What the exercise asks » Check each line for the word "script" and report how many have it. Give nothing else.
START
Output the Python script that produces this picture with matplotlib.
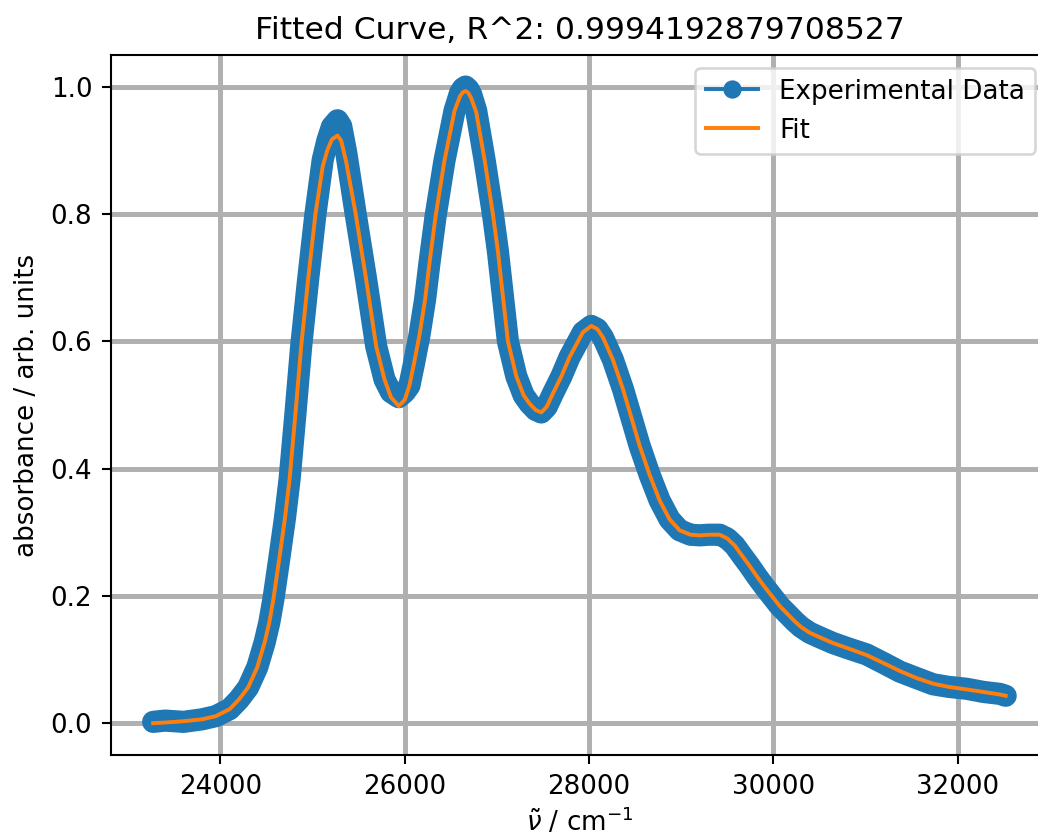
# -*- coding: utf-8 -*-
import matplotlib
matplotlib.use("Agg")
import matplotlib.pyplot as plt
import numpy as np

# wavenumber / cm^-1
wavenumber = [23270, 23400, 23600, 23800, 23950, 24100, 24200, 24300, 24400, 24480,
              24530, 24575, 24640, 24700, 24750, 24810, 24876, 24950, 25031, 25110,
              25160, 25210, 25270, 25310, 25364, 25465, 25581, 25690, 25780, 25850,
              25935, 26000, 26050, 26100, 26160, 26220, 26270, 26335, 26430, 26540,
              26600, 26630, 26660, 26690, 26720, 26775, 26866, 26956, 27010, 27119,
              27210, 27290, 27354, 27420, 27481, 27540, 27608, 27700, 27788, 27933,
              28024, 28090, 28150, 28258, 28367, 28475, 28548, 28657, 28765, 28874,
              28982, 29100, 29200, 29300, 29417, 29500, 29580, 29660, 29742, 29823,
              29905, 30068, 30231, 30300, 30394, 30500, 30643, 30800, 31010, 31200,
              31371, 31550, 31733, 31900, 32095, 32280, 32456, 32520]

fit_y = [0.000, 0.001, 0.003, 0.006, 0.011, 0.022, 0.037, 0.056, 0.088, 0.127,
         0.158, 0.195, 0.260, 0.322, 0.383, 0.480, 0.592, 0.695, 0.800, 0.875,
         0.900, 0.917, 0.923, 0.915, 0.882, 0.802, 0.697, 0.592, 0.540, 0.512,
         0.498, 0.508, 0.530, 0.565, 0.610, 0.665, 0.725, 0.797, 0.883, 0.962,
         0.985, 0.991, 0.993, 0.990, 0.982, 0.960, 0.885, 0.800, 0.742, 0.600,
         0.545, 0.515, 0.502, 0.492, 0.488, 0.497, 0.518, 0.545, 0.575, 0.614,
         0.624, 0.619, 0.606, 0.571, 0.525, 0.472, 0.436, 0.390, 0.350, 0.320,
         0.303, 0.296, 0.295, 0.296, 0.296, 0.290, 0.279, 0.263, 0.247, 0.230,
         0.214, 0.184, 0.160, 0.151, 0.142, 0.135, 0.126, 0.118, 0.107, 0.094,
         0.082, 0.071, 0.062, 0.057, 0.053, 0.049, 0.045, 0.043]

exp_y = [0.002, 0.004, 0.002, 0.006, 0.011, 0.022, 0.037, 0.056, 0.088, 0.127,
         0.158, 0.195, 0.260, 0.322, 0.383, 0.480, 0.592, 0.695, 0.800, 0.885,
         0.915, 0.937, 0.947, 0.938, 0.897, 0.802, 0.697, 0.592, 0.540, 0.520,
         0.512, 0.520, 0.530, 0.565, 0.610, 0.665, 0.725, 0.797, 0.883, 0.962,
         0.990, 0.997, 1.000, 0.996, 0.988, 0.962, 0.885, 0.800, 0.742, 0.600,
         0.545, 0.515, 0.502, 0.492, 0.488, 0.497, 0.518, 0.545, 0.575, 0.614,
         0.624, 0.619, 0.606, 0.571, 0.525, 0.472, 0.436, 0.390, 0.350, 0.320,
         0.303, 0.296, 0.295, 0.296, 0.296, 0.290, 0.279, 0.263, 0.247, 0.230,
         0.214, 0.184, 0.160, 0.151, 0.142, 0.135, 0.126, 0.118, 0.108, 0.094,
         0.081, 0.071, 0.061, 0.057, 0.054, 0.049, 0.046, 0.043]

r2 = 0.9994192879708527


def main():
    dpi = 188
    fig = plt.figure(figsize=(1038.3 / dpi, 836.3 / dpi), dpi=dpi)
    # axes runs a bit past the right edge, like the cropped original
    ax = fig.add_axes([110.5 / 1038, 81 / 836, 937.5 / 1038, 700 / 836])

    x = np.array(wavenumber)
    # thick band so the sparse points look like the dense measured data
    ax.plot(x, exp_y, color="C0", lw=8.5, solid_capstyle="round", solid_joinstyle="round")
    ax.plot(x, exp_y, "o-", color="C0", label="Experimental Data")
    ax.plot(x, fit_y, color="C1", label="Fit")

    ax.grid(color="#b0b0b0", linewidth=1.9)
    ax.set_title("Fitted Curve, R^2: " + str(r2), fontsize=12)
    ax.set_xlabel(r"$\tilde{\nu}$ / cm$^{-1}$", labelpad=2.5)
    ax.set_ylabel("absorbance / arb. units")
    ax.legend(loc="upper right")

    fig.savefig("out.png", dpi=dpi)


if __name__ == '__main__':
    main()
END
START
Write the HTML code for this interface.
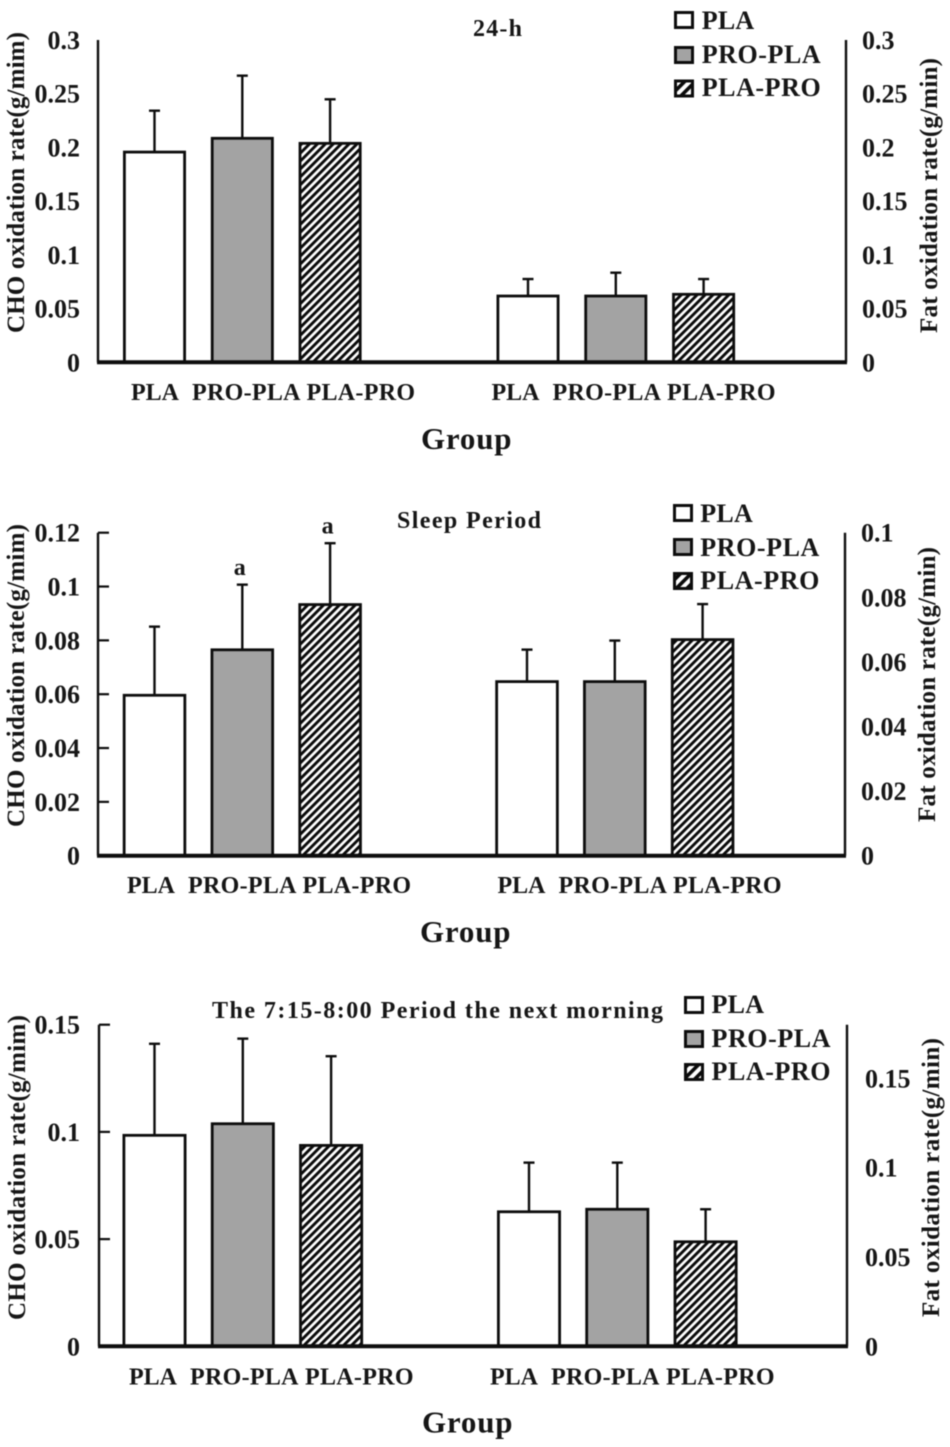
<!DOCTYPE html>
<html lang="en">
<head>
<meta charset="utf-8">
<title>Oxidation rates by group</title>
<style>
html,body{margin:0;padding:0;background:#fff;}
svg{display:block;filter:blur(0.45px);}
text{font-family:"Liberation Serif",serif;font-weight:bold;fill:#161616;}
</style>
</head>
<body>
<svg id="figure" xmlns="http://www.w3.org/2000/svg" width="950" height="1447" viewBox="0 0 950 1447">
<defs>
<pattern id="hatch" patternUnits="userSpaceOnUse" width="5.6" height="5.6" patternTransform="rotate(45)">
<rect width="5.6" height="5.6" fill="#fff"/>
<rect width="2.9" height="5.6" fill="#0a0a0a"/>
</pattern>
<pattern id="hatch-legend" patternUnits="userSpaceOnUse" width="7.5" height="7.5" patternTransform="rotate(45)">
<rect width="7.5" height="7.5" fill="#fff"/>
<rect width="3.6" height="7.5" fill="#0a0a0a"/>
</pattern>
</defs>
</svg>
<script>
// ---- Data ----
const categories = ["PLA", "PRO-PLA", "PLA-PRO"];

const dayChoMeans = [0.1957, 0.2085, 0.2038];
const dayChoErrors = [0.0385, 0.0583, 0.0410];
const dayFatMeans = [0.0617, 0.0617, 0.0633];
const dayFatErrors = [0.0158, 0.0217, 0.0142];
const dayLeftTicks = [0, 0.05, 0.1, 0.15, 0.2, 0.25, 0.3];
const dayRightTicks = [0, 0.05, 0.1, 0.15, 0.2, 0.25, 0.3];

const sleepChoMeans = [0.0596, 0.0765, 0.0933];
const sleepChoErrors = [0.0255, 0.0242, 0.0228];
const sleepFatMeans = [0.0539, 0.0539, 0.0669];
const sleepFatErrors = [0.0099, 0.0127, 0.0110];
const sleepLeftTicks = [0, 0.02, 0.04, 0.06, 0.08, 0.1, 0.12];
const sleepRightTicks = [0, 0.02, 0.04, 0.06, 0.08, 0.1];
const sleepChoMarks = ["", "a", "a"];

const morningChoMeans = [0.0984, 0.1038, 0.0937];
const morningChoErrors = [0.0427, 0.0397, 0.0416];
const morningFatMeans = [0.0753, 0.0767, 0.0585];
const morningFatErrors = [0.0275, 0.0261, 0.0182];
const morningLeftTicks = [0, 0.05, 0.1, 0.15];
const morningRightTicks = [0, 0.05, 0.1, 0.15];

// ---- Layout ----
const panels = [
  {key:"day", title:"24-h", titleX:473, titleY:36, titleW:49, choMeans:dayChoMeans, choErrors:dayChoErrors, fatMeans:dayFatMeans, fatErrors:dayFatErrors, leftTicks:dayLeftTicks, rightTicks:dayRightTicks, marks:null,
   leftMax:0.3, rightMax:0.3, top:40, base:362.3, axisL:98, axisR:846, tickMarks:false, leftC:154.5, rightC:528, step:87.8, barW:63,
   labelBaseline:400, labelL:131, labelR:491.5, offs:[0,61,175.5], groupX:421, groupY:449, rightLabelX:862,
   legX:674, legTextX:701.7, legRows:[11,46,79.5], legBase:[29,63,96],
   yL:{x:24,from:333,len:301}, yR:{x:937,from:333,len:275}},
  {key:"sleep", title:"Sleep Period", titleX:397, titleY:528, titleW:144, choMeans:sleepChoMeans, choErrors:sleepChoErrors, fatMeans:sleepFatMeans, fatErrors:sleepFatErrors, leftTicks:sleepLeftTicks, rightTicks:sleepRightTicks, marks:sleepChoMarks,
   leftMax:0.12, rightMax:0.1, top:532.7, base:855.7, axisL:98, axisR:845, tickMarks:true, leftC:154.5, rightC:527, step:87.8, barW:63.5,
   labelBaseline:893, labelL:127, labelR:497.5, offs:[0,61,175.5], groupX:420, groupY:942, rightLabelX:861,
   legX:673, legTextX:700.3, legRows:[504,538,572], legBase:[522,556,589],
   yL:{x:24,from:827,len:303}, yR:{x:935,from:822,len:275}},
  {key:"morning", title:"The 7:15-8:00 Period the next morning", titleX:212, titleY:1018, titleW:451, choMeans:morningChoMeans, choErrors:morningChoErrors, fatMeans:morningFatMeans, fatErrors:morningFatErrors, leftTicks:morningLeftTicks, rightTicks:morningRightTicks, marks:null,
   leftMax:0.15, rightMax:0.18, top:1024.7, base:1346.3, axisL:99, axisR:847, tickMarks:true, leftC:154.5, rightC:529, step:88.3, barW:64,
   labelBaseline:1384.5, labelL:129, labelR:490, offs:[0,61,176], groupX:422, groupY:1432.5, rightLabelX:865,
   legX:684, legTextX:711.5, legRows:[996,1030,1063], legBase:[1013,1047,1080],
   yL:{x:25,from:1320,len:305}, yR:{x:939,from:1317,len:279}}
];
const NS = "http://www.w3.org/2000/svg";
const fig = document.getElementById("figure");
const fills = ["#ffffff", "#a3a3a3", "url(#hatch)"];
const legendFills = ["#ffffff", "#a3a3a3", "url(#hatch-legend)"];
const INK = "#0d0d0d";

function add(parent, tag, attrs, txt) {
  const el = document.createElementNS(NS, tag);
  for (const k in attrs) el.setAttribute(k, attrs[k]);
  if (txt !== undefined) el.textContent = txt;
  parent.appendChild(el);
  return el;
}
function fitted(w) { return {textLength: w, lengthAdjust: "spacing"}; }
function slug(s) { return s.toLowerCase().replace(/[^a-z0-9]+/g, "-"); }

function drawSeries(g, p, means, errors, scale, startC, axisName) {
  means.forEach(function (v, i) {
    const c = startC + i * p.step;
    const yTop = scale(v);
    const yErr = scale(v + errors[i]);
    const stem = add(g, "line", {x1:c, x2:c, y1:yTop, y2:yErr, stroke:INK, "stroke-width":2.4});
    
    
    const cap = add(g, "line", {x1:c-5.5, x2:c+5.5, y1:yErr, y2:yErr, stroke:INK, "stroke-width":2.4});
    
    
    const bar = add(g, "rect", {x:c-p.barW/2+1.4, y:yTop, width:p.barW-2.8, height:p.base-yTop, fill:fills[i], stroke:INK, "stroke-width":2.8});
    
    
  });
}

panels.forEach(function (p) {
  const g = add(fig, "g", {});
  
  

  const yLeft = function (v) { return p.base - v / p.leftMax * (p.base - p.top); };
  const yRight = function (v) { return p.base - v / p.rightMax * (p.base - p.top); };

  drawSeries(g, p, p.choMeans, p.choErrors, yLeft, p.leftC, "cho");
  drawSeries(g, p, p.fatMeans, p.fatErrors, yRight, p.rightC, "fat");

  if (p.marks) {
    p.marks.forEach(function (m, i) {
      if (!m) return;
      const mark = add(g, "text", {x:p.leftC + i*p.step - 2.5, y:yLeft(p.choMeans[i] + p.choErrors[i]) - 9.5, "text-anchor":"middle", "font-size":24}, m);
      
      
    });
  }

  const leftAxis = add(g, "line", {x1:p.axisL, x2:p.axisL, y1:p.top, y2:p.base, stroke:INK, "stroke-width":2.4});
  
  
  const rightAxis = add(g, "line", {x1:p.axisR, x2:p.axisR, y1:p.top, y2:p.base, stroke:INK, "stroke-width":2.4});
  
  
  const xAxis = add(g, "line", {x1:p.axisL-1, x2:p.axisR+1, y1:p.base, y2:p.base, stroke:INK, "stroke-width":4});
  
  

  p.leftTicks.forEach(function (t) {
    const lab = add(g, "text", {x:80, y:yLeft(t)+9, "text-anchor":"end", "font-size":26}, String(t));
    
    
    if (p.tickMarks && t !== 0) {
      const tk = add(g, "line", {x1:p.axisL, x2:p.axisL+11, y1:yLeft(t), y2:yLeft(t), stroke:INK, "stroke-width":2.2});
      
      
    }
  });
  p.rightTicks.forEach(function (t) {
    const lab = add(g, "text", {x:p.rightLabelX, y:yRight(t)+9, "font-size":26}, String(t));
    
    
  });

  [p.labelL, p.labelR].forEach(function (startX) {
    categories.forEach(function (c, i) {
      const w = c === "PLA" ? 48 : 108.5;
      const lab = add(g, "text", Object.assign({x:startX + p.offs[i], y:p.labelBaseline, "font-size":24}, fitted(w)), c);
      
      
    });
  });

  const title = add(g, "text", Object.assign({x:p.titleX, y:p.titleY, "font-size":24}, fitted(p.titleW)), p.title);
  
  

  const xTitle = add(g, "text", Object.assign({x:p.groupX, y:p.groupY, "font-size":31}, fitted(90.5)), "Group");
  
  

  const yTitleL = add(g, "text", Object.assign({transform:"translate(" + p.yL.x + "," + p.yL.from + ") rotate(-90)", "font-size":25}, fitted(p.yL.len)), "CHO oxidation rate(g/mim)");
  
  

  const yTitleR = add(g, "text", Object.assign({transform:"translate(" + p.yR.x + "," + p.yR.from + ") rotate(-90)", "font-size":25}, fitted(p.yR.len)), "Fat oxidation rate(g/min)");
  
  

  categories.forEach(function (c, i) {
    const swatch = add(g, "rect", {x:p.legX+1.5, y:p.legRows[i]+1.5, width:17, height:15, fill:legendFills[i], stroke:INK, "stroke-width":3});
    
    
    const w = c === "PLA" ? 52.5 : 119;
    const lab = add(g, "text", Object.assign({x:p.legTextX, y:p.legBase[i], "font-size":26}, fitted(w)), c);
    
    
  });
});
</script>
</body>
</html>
END
START
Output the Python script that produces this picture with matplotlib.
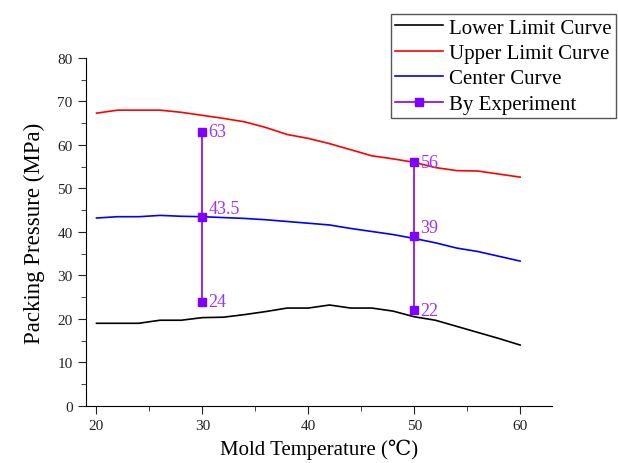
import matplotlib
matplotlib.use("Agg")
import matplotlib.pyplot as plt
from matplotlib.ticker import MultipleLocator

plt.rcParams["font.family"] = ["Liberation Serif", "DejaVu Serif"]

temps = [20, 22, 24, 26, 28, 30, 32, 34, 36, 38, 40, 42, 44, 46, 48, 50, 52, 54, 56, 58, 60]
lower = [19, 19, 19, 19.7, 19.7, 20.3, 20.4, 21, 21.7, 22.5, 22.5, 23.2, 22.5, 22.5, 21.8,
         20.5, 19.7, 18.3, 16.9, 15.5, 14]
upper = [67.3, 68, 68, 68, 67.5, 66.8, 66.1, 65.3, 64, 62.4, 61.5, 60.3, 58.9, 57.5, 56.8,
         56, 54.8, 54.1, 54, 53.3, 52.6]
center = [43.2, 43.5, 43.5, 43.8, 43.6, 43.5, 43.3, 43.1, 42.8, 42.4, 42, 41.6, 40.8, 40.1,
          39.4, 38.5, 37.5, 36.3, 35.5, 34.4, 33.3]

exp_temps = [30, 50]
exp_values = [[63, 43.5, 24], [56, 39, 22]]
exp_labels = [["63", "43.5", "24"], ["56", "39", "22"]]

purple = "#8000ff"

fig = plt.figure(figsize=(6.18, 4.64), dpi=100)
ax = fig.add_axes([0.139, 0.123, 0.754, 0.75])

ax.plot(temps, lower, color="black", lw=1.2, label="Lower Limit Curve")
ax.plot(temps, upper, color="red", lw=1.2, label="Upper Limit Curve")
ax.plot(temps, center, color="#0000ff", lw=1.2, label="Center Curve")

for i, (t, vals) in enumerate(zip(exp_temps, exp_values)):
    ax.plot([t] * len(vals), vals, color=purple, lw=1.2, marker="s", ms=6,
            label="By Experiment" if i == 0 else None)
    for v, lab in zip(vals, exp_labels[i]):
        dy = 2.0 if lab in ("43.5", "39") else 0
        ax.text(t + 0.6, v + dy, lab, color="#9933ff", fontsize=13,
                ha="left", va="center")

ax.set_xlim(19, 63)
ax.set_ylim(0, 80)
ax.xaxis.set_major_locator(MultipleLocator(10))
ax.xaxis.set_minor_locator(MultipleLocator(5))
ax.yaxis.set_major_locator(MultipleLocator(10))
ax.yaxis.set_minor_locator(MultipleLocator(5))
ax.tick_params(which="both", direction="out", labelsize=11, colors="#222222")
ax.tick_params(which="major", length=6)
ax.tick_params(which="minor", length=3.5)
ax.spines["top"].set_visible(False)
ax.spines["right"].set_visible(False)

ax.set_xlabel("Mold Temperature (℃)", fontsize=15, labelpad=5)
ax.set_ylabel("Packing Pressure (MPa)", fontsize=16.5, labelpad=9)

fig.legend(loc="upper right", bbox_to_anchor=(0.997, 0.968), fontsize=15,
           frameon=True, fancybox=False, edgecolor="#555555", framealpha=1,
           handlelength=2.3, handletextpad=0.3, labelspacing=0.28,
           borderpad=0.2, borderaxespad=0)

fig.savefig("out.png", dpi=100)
END
Exercise result » 4